The catwalk angles around a dusty, scoured pit, some 12 feet below the walkway, where the remains of a camel and another mammoth were discovered. Scores of orange and white pails, tables and tools signify this is still an active dig site with more to uncover and learn.
“No one saw these animals back then, so we don't know what happened,” Yann says. “We're looking at the bones and the dirt to try to figure it out. Why did they all die here?”
The dig site is like a sprawling, unsolved “whodunit” where paleontologists painstakingly excavate bones and piece together clues like detectives at a prehistoric crime scene. “The original hypothesis was that a flash flood killed the nursery herd,” says Yann. “However, if you look at the sediment, we have no evidence of a flash flood deposit with large rocks and debris. Our site is all fine-grained material, so I'm hard-pressed to say it was a flood.”
A recent hypothesis by a researcher studying Waco's mammoth remains suggests the opposite of a flood: Weakened by malnutrition and suffering from thirst, the nursery herd may have succumbed to prolonged drought after arriving at a dried-up watering hole.
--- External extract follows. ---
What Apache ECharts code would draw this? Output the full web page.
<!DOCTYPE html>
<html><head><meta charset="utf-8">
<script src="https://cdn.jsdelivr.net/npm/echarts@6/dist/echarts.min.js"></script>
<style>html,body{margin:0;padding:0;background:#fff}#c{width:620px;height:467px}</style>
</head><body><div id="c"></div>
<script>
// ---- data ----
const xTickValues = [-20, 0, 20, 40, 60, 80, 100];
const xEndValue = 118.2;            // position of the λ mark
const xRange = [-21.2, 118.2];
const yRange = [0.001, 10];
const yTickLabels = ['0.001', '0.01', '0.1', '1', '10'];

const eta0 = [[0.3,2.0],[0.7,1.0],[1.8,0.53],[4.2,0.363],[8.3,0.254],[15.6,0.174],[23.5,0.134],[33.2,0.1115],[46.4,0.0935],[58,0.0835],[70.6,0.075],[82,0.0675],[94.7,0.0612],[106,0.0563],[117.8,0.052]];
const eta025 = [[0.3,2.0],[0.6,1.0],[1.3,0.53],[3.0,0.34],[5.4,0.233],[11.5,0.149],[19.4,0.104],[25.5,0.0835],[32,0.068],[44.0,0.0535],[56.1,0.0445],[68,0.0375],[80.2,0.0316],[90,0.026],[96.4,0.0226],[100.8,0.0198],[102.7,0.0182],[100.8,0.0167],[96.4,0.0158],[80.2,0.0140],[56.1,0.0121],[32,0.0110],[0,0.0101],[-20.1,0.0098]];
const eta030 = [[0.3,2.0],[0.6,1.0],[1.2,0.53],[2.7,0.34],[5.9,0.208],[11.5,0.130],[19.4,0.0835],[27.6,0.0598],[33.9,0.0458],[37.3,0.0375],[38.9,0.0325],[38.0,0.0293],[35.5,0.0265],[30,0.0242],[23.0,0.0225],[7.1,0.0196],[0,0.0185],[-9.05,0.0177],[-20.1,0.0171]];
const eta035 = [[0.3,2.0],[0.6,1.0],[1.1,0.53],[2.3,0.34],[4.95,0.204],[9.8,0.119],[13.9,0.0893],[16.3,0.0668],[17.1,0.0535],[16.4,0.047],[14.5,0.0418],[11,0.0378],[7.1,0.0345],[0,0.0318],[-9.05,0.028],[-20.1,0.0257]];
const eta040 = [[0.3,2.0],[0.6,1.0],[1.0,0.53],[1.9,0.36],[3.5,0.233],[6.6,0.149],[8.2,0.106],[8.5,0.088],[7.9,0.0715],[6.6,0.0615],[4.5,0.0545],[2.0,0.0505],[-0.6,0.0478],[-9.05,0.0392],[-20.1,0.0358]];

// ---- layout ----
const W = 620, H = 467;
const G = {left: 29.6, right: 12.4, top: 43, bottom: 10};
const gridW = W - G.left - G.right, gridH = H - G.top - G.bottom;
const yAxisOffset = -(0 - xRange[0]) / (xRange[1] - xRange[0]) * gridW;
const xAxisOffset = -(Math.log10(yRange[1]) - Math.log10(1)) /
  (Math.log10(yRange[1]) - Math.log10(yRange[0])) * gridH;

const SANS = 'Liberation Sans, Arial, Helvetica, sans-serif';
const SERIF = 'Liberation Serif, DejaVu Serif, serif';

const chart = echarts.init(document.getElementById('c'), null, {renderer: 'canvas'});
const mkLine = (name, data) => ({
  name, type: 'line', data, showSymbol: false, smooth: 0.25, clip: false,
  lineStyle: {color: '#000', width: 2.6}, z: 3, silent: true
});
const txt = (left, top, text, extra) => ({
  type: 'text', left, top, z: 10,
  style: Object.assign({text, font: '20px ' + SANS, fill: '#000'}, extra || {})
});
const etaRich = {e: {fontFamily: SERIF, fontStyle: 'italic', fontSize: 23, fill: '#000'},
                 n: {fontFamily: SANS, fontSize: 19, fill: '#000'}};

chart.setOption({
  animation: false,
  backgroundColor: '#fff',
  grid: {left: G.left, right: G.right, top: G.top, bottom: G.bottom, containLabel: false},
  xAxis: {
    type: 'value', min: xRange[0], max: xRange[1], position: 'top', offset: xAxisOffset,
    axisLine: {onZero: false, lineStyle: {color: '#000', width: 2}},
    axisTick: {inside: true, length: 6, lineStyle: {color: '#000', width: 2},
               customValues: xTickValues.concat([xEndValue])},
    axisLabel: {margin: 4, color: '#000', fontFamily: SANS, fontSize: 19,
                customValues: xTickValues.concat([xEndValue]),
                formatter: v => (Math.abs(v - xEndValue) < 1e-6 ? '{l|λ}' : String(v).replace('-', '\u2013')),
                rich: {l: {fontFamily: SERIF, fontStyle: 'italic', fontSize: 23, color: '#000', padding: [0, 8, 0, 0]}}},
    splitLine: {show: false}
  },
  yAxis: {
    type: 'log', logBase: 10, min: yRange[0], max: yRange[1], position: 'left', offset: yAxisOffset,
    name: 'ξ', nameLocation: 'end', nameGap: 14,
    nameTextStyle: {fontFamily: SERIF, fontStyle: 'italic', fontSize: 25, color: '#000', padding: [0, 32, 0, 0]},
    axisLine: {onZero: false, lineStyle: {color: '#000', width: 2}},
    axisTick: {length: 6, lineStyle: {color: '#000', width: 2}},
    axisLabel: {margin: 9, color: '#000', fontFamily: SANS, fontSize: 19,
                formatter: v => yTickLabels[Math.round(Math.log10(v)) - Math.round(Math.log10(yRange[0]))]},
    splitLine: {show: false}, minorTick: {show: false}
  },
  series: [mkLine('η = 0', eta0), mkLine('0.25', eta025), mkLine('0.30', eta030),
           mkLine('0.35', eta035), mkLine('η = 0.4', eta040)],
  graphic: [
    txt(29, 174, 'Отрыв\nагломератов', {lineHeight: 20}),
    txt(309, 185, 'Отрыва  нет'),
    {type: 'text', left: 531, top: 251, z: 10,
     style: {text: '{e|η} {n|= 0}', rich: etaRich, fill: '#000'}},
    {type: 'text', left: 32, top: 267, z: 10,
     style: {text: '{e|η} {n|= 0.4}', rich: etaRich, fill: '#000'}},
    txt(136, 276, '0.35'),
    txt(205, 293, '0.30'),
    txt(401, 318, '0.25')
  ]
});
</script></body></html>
A larger unsolved mystery is the mass extinction of Columbian mammoths and other Pleistocene megafauna at the end of the Ice Age, between 13,000 and 10,000 years ago. Was it climate change and habitat loss or mass “overkill” by Paleoindian big-game hunters? Yann believes a combination of both scenarios likely led to the demise of these mammalian giants. Long gone but not forgotten, the ghosts of Columbian mammoths live on in our imaginations and in the fossil record at remarkable sites like Waco Mammoth National Monument.